* [Exercise goal]
Drop all images and give the records again exactly.

* [Available data]
----------------
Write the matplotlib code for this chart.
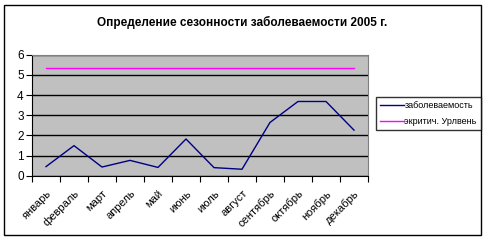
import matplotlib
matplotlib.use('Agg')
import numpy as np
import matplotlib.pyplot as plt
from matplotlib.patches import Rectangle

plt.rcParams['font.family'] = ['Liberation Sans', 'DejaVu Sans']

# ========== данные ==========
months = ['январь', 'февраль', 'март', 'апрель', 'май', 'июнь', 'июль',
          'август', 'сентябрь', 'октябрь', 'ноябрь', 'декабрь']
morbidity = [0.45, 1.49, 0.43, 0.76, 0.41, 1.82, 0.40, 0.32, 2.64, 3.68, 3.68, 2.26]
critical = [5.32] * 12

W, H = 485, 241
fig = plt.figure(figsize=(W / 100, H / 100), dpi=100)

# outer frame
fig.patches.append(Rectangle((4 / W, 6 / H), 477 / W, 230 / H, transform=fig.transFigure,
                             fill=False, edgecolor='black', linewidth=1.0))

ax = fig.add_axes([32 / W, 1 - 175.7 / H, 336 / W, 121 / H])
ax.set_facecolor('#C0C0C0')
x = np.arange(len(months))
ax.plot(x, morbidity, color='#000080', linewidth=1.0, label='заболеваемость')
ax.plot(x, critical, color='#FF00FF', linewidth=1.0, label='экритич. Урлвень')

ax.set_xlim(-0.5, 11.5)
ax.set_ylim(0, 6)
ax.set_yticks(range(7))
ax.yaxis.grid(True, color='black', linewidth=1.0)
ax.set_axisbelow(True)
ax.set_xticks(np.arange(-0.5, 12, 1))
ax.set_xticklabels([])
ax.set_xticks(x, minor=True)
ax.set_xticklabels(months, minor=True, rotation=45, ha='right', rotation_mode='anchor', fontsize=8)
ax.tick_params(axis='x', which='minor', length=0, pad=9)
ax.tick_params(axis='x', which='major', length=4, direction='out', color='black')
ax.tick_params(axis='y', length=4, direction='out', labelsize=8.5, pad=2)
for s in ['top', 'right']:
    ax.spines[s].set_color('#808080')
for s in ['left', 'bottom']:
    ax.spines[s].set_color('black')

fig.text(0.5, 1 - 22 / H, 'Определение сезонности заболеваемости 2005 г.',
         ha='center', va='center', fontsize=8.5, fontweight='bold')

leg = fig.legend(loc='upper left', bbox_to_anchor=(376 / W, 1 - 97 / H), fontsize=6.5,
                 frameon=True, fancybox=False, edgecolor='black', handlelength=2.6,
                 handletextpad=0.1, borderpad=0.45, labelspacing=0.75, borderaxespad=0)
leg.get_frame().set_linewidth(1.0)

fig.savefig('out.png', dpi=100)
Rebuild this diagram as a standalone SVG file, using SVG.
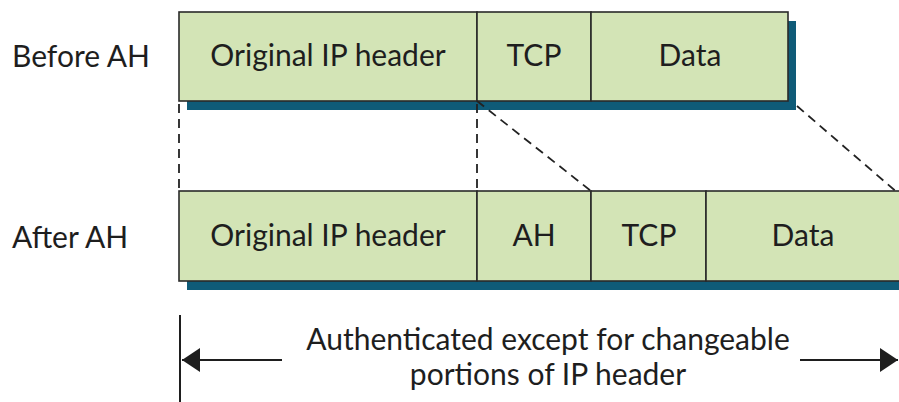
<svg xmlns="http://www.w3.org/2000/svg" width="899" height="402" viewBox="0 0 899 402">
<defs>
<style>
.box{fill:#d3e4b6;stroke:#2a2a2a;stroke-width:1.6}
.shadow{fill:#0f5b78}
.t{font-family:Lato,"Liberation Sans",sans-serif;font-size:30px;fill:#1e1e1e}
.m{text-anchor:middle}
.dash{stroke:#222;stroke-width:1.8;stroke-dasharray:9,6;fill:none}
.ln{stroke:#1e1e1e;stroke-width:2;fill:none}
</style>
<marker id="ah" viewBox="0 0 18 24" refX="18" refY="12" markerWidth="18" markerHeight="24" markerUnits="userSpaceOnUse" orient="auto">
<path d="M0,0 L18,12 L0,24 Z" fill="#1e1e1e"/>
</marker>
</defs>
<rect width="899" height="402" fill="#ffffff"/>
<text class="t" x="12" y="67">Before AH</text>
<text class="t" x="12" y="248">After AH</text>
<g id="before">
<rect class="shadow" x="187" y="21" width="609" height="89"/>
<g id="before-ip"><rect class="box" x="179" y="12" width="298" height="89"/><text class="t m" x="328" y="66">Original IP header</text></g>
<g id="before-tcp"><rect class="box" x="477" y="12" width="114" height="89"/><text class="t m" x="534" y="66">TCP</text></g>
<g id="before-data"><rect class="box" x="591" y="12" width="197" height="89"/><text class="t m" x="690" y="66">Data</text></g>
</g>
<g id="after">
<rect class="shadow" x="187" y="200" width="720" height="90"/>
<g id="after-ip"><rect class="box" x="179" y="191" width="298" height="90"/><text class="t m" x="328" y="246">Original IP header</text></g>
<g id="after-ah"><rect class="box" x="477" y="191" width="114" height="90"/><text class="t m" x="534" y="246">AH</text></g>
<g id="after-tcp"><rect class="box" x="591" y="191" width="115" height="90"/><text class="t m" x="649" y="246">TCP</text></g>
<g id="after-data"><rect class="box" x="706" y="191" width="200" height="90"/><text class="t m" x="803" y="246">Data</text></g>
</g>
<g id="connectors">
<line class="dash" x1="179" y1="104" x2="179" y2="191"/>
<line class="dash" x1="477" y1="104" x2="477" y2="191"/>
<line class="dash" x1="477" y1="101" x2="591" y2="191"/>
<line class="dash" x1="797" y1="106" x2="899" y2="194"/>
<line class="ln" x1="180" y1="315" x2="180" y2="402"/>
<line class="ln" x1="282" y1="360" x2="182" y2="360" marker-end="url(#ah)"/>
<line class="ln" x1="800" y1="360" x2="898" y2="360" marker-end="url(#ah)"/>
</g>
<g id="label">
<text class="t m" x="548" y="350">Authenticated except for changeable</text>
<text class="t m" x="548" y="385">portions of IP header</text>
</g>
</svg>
----------------
* [Finished answer]
Write the matplotlib code for this chart.
import matplotlib
matplotlib.use('Agg')
import numpy as np
import matplotlib.pyplot as plt
from matplotlib.patches import Rectangle

plt.rcParams['font.family'] = ['Liberation Sans', 'DejaVu Sans']

# ========== данные ==========
months = ['январь', 'февраль', 'март', 'апрель', 'май', 'июнь', 'июль',
          'август', 'сентябрь', 'октябрь', 'ноябрь', 'декабрь']
morbidity = [0.45, 1.49, 0.43, 0.76, 0.41, 1.82, 0.40, 0.32, 2.64, 3.68, 3.68, 2.26]
critical = [5.32] * 12

W, H = 485, 241
fig = plt.figure(figsize=(W / 100, H / 100), dpi=100)

# outer frame
fig.patches.append(Rectangle((4 / W, 6 / H), 477 / W, 230 / H, transform=fig.transFigure,
                             fill=False, edgecolor='black', linewidth=1.0))

ax = fig.add_axes([32 / W, 1 - 175.7 / H, 336 / W, 121 / H])
ax.set_facecolor('#C0C0C0')
x = np.arange(len(months))
ax.plot(x, morbidity, color='#000080', linewidth=1.0, label='заболеваемость')
ax.plot(x, critical, color='#FF00FF', linewidth=1.0, label='экритич. Урлвень')

ax.set_xlim(-0.5, 11.5)
ax.set_ylim(0, 6)
ax.set_yticks(range(7))
ax.yaxis.grid(True, color='black', linewidth=1.0)
ax.set_axisbelow(True)
ax.set_xticks(np.arange(-0.5, 12, 1))
ax.set_xticklabels([])
ax.set_xticks(x, minor=True)
ax.set_xticklabels(months, minor=True, rotation=45, ha='right', rotation_mode='anchor', fontsize=8)
ax.tick_params(axis='x', which='minor', length=0, pad=9)
ax.tick_params(axis='x', which='major', length=4, direction='out', color='black')
ax.tick_params(axis='y', length=4, direction='out', labelsize=8.5, pad=2)
for s in ['top', 'right']:
    ax.spines[s].set_color('#808080')
for s in ['left', 'bottom']:
    ax.spines[s].set_color('black')

fig.text(0.5, 1 - 22 / H, 'Определение сезонности заболеваемости 2005 г.',
         ha='center', va='center', fontsize=8.5, fontweight='bold')

leg = fig.legend(loc='upper left', bbox_to_anchor=(376 / W, 1 - 97 / H), fontsize=6.5,
                 frameon=True, fancybox=False, edgecolor='black', handlelength=2.6,
                 handletextpad=0.1, borderpad=0.45, labelspacing=0.75, borderaxespad=0)
leg.get_frame().set_linewidth(1.0)

fig.savefig('out.png', dpi=100)
Rebuild this diagram as a standalone SVG file, using SVG.
<svg xmlns="http://www.w3.org/2000/svg" width="899" height="402" viewBox="0 0 899 402">
<defs>
<style>
.box{fill:#d3e4b6;stroke:#2a2a2a;stroke-width:1.6}
.shadow{fill:#0f5b78}
.t{font-family:Lato,"Liberation Sans",sans-serif;font-size:30px;fill:#1e1e1e}
.m{text-anchor:middle}
.dash{stroke:#222;stroke-width:1.8;stroke-dasharray:9,6;fill:none}
.ln{stroke:#1e1e1e;stroke-width:2;fill:none}
</style>
<marker id="ah" viewBox="0 0 18 24" refX="18" refY="12" markerWidth="18" markerHeight="24" markerUnits="userSpaceOnUse" orient="auto">
<path d="M0,0 L18,12 L0,24 Z" fill="#1e1e1e"/>
</marker>
</defs>
<rect width="899" height="402" fill="#ffffff"/>
<text class="t" x="12" y="67">Before AH</text>
<text class="t" x="12" y="248">After AH</text>
<g id="before">
<rect class="shadow" x="187" y="21" width="609" height="89"/>
<g id="before-ip"><rect class="box" x="179" y="12" width="298" height="89"/><text class="t m" x="328" y="66">Original IP header</text></g>
<g id="before-tcp"><rect class="box" x="477" y="12" width="114" height="89"/><text class="t m" x="534" y="66">TCP</text></g>
<g id="before-data"><rect class="box" x="591" y="12" width="197" height="89"/><text class="t m" x="690" y="66">Data</text></g>
</g>
<g id="after">
<rect class="shadow" x="187" y="200" width="720" height="90"/>
<g id="after-ip"><rect class="box" x="179" y="191" width="298" height="90"/><text class="t m" x="328" y="246">Original IP header</text></g>
<g id="after-ah"><rect class="box" x="477" y="191" width="114" height="90"/><text class="t m" x="534" y="246">AH</text></g>
<g id="after-tcp"><rect class="box" x="591" y="191" width="115" height="90"/><text class="t m" x="649" y="246">TCP</text></g>
<g id="after-data"><rect class="box" x="706" y="191" width="200" height="90"/><text class="t m" x="803" y="246">Data</text></g>
</g>
<g id="connectors">
<line class="dash" x1="179" y1="104" x2="179" y2="191"/>
<line class="dash" x1="477" y1="104" x2="477" y2="191"/>
<line class="dash" x1="477" y1="101" x2="591" y2="191"/>
<line class="dash" x1="797" y1="106" x2="899" y2="194"/>
<line class="ln" x1="180" y1="315" x2="180" y2="402"/>
<line class="ln" x1="282" y1="360" x2="182" y2="360" marker-end="url(#ah)"/>
<line class="ln" x1="800" y1="360" x2="898" y2="360" marker-end="url(#ah)"/>
</g>
<g id="label">
<text class="t m" x="548" y="350">Authenticated except for changeable</text>
<text class="t m" x="548" y="385">portions of IP header</text>
</g>
</svg>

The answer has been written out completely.